Es handelt sich um einen ganzzahligen Zähler (1.0, 2.0, 3.0), ich möchte ein bit für gerade Zahlen (2,4,6,8,...) erzeugen.
ich könnte ja mit trunc und mod_di arbeiten, oder gibt es schönere Möglichkeit ?
Schonmal vielen dank


----------



## marlob (10 Dezember 2007)

MatMer schrieb:


> vielleicht sagst du noch den Grund, die CPU und die genaue Vorstellung dabei
> 
> ist 2,5 jetzt gerade für dich oder nicht
> 
> ...


Gerade oder ungerade Zahlen gibt es meines Wissen nach doch nur bei ganzen Zahlen und dann würde ich diese Lösung bevorzugen. Diese Lösung ist auch nicht schlecht, vor allen für Reals. Zu diesen Beiträgen hat Ralle ja auch schon verlinkt


----------



## MatMer (10 Dezember 2007)

marlob schrieb:


> Gerade oder ungerade Zahlen gibt es meines Wissen nach doch nur bei ganzen Zahlen


daher verstehe ich halt nicht das das mit dem Realzahlen extra sagen wollte....
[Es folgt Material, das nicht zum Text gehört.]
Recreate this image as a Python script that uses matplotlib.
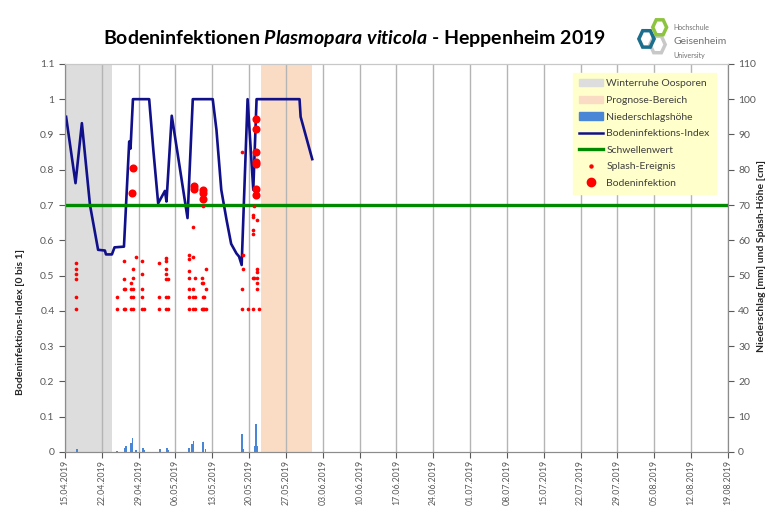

aber hat sich dann ja geklärt


----------



## marlob (10 Dezember 2007)

MatMer schrieb:


> daher verstehe ich halt nicht das das mit dem Realzahlen extra sagen wollte


Naja, laut Definition sind gerade Zahlen, Zahlen die man ohne Rest durch 2 teilen kann. Bei Realzahlen alle mit .0 am ende


----------



## zotos (10 Dezember 2007)

marlob schrieb:


> Naja, laut Definition sind gerade Zahlen, Zahlen die man ohne Rest durch 2 teilen kann. Bei Realzahlen alle mit .0 am ende


Na ja und die vor dem .0 eben eine gerade Ganzzahl stehen haben.


----------



## argv_user (10 Dezember 2007)

KingShango schrieb:


> Es handelt sich um einen ganzzahligen Zähler (1.0, 2.0, 3.0), ich möchte ein bit für gerade Zahlen (2,4,6,8,...) erzeugen.
> ich könnte ja mit trunc und mod_di arbeiten, oder gibt es schönere Möglichkeit ?
> Schonmal vielen dank



Ich würde an Deiner Stelle den "ganzzahligen Zähler"
auch tatsächlich als Ganzzahl verwalten.
Dann kommst Du nämlich um Rundungsfehler herum,
die bei Reals mit großer Wahrscheinlichkeit auftreten.


----------



## marlob (10 Dezember 2007)

zotos schrieb:


> Na ja und die vor dem .0 eben eine gerade Ganzzahl stehen haben.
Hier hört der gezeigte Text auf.